Artists Madeline Moser and Julia Vreeman have work in the gallery through Friday.
Really fantastic, moving work. Come see it now!
Statement:
Et Tu
Julia Vreeman
Embroidery, clay, Wood, mixed-media
This work is focused on themes of betrayal of self, forgiveness, and letting go. The piece intends to explore grief as a process of struggle prior to acceptance. The phrase “Et Tu Brutus” was famously uttered as Ceasar died realizing his closest friend Brutus was among his assassins. The suffocating feeling of betrayal is personified through the small clay branches extending from the center of the work. These branches are modeled from the Strangler fig, a deadly variety of tree which kills all other vegetation it encounters.

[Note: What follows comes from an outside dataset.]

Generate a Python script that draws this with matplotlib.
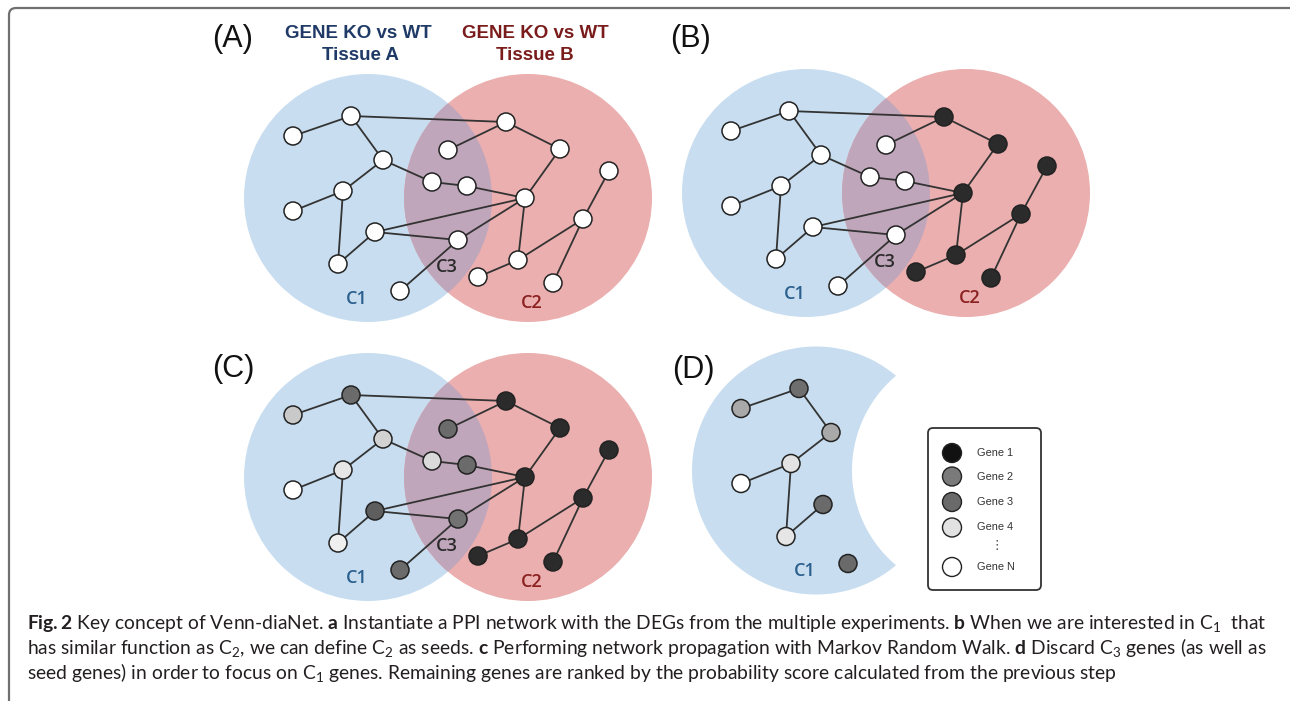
import numpy as np
import matplotlib.pyplot as plt
import matplotlib
from matplotlib.patches import Circle, FancyBboxPatch, Polygon

matplotlib.rcParams['mathtext.fontset'] = 'custom'
matplotlib.rcParams['mathtext.rm'] = 'Lato'
matplotlib.rcParams['mathtext.bf'] = 'Lato:bold'
matplotlib.rcParams['mathtext.it'] = 'Lato:italic'
matplotlib.rcParams['mathtext.default'] = 'regular'

# ---- network (positions of panel A, in pixels) ----
node_x = [351, 293, 383, 343, 293, 432, 467, 506, 448, 560,
          609, 525, 583, 375, 458, 338, 518, 478, 553, 400]
node_y = [116, 136, 160, 191, 211, 182, 186, 122, 150, 149,
          171, 198, 219, 232, 240, 264, 260, 277, 283, 291]
edges = [(1, 0), (0, 7), (0, 2), (2, 5), (5, 6), (6, 11), (2, 3), (3, 4),
         (3, 15), (15, 13), (13, 11), (13, 14), (14, 11), (14, 19), (7, 8),
         (7, 9), (9, 11), (11, 16), (16, 17), (16, 12), (12, 10), (12, 18)]

# venn circles of panel A
blue_c = (368, 198)
red_c = (528, 198)
venn_r = 124

# panel offsets
off_A = (0, 0)
off_B = (438, -5)
off_C = (0, 279)
off_D = (448, 272.5)

W, K, DG = '#ffffff', '#2b2b2b', '#6b6b6b'
colors_A = [W] * 20
colors_B = [W, W, W, W, W, W, W, K, W, K, K, K, K, W, W, W, K, K, K, W]
colors_C = [DG, '#c9c9c9', '#d2d2d2', '#e6e6e6', W, '#dadada', DG, K, DG, K,
            K, K, K, '#5e5e5e', '#727272', '#efefef', K, K, K, DG]
nodes_D = [0, 1, 2, 3, 4, 13, 15, 19]
colors_D = ['#6e6e6e', '#a9a9a9', '#a9a9a9', '#e3e3e3', W, '#6a6a6a', '#e6e6e6', '#6a6a6a']
edges_D = [(1, 0), (0, 2), (2, 3), (3, 4), (3, 15), (15, 13)]

legend_labels = ['Gene 1', 'Gene 2', 'Gene 3', 'Gene 4', 'Gene N']
legend_colors = ['#111111', '#7a7a7a', '#6a6a6a', '#e2e2e2', '#ffffff']
legend_y = [453, 476.5, 502, 527.5, 567]

caption_lines = [
    r"$\mathbf{Fig.2}$ Key concept of Venn-diaNet. $\mathbf{a}$ Instantiate a PPI network with the DEGs from the multiple experiments. $\mathbf{b}$ When we are interested in C$_1$  that",
    r"has similar function as C$_2$, we can define C$_2$ as seeds. $\mathbf{c}$ Performing network propagation with Markov Random Walk. $\mathbf{d}$ Discard C$_3$ genes (as well as",
    r"seed genes) in order to focus on C$_1$ genes. Remaining genes are ranked by the probability score calculated from the previous step",
]

BLUE = '#c8def0'
RED = '#ebafaf'
OVER = '#c0a6bb'
EDGE = '#333333'
NODE_R = 9


def draw_venn(ax, off):
    bc = (blue_c[0] + off[0], blue_c[1] + off[1])
    rc = (red_c[0] + off[0], red_c[1] + off[1])
    b = Circle(bc, venn_r, fc=BLUE, ec='none', zorder=1)
    ax.add_patch(b)
    ax.add_patch(Circle(rc, venn_r, fc=RED, ec='none', zorder=1))
    ov = Circle(rc, venn_r, fc=OVER, ec='none', zorder=2)
    ax.add_patch(ov)
    ov.set_clip_path(b)


def draw_net(ax, off, idx, cols, eds):
    xs = np.array(node_x) + off[0]
    ys = np.array(node_y) + off[1]
    for i, j in eds:
        ax.plot([xs[i], xs[j]], [ys[i], ys[j]], color=EDGE, lw=1.3, zorder=3,
                solid_capstyle='round')
    for k, c in zip(idx, cols):
        ax.add_patch(Circle((xs[k], ys[k]), NODE_R, fc=c, ec='#222222', lw=1.1, zorder=4))


def venn_labels(ax, off, c3=True, c2=True):
    kw = dict(fontsize=13, family='Open Sans', weight='semibold', ha='center', va='center', zorder=5)
    ax.text(357 + off[0], 299 + off[1], 'C1', color='#2b5f8e', **kw)
    if c3:
        ax.text(447 + off[0], 267 + off[1], 'C3', color='#2a2a2a', **kw)
    if c2:
        ax.text(532 + off[0], 303 + off[1], 'C2', color='#8b2020', **kw)


fig = plt.figure(figsize=(12.9, 7.01), dpi=100)
ax = fig.add_axes([0, 0, 1, 1])
ax.set_xlim(0, 1290)
ax.set_ylim(701, 0)
ax.axis('off')

# outer frame (only left and top visible)
ax.add_patch(FancyBboxPatch((9, 8), 1400, 800, boxstyle='round,pad=0,rounding_size=7',
                            fc='none', ec='#707070', lw=1.6, zorder=0))

all_idx = list(range(20))
# (A)
draw_venn(ax, off_A)
draw_net(ax, off_A, all_idx, colors_A, edges)
venn_labels(ax, off_A)
# (B)
draw_venn(ax, off_B)
draw_net(ax, off_B, all_idx, colors_B, edges)
venn_labels(ax, off_B)
# (C)
draw_venn(ax, off_C)
draw_net(ax, off_C, all_idx, colors_C, edges)
venn_labels(ax, off_C)
# (D) crescent = blue circle minus red circle
cx1, cx2 = blue_c[0] + off_D[0], red_c[0] + off_D[0]
cy = blue_c[1] + off_D[1]
ta = np.arccos((cx2 - cx1) / 2 / venn_r)
t1 = np.linspace(ta, 2 * np.pi - ta, 300)
t2 = np.linspace(np.pi + ta, np.pi - ta, 150)
pts = np.r_[np.c_[cx1 + venn_r * np.cos(t1), cy + venn_r * np.sin(t1)],
            np.c_[cx2 + venn_r * np.cos(t2), cy + venn_r * np.sin(t2)]]
ax.add_patch(Polygon(pts, closed=True, fc=BLUE, ec='none', zorder=1))
draw_net(ax, off_D, nodes_D, colors_D, edges_D)
venn_labels(ax, off_D, c3=False, c2=False)

# panel letters
for lab, (px, py) in zip(['(A)', '(B)', '(C)', '(D)'], [(233, 39), (691, 39), (233, 369), (693, 370)]):
    ax.text(px, py, lab, fontsize=22, family='Liberation Sans', ha='center', va='center', color='#111111')

# headers of panel A
hkw = dict(fontsize=13.5, family='Liberation Sans', weight='bold', ha='center', va='center')
ax.text(358, 33, 'GENE KO vs WT', color='#1f3a66', **hkw)
ax.text(360, 55, 'Tissue A', color='#1f3a66', **hkw)
ax.text(535, 33, 'GENE KO vs WT', color='#7a1c1c', **hkw)
ax.text(535, 55, 'Tissue B', color='#7a1c1c', **hkw)

# legend
ax.add_patch(FancyBboxPatch((928, 428), 113, 162, boxstyle='round,pad=0,rounding_size=5',
                            fc='white', ec='#333333', lw=1.3, zorder=3))
for lab, c, yy in zip(legend_labels, legend_colors, legend_y):
    ax.add_patch(Circle((952, yy), 9.5, fc=c, ec='#222222', lw=1.0, zorder=4))
    ax.text(977, yy, lab, fontsize=7.9, family='Liberation Sans', va='center', color='#333333', zorder=5)
ax.text(997, 546, '\u22ee', fontsize=9, family='DejaVu Sans', ha='center', va='center', color='#444444', zorder=5)

# caption, scaled so the first line fills the width
cap = []
for i, line in enumerate(caption_lines):
    cap.append(ax.text(27, 629.5 + i * 24.7, line, fontsize=12, family='Lato',
                       va='baseline', ha='left', color='#231f20'))
renderer = fig.canvas.get_renderer()
w = cap[0].get_window_extent(renderer).width
for t in cap:
    t.set_fontsize(12 * 1235 / w)

plt.savefig('out.png', dpi=100)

The viewer is intended to search for one of the small nails affixed one of the hanging strings. Upon finding a nail, the viewer is encouraged to think of a person, intrusive thought, or self-limiting belief and cut the string above the nail. In doing so, the nail will fall to the floor. In this experience, the viewer recons with one’s own experiences with limitation. Thus, the process of letting go can begin. The piece is based on the therapeutic practice of a cord-cutting ceremony.
Statement:
6 Weeks, Madeline Moser. Assisted by Keaton Bruce. Video projection, twine, wood, linen, paint
6 Weeks is a documentation of the loss of bodily autonomy caused by the “Heartbeat Bill” that the Texas legislature passed in May of 2021 and will be enforced in September of 2021. The “Heartbeat Bill” restricts all abortions once a fetal heartbeat is detected, which can happen as early as six weeks past conception. This bill was co-signed by nearly every Republican senator and more than 60 members of the House of Representatives, most of whom are not able to bear a child. This bill essentially puts a ban on all of abortions as most menstral cycles run from anywhere to 4-6 weeks long. This bill completely restricts the rights of people who are able to get pregnant, taking away their choice and bodily autonomy and places the state on a pedestal of control. 6 weeks is a cataloguing of the grief over this loss of bodily autonomy as well as an illustration of the restrictions placed on the womb. In the video displayed, the artist is being wrapped in red twine, symbolizing the constriction she feels has historically been placed on the womb and the bodies of those whose bodies hold a womb. The color red has always held significance within the lives of those who have a uterus as it marks the coming of a menstrual cycle. This color can often be a sign of relief but has historically been used to establish a detrimental gender hierarchy. The physical restriction of the video by the twine further establishes this regulation of bodily autonomy. The viewer is restricted from making a choice about whether they want to closer view the art, the art being unreachable from a physical and partially a visual point of view. This interaction allows for the art to be “singularly experienced in the here-and-now through the bodily presence of each viewing subject, in a sensorial immediacy of spatial extension and temporal duration”1 , giving the viewer a direct look into the emotions of the artist as she processes the cyclical, and now legislative, restrictions placed on her body and those that are similar to hers.
1 Kwon, Miwon. “One Place after Another: Notes on Site Specificity.” October, vol. 80, 1997, p. 86., doi:10.2307/778809.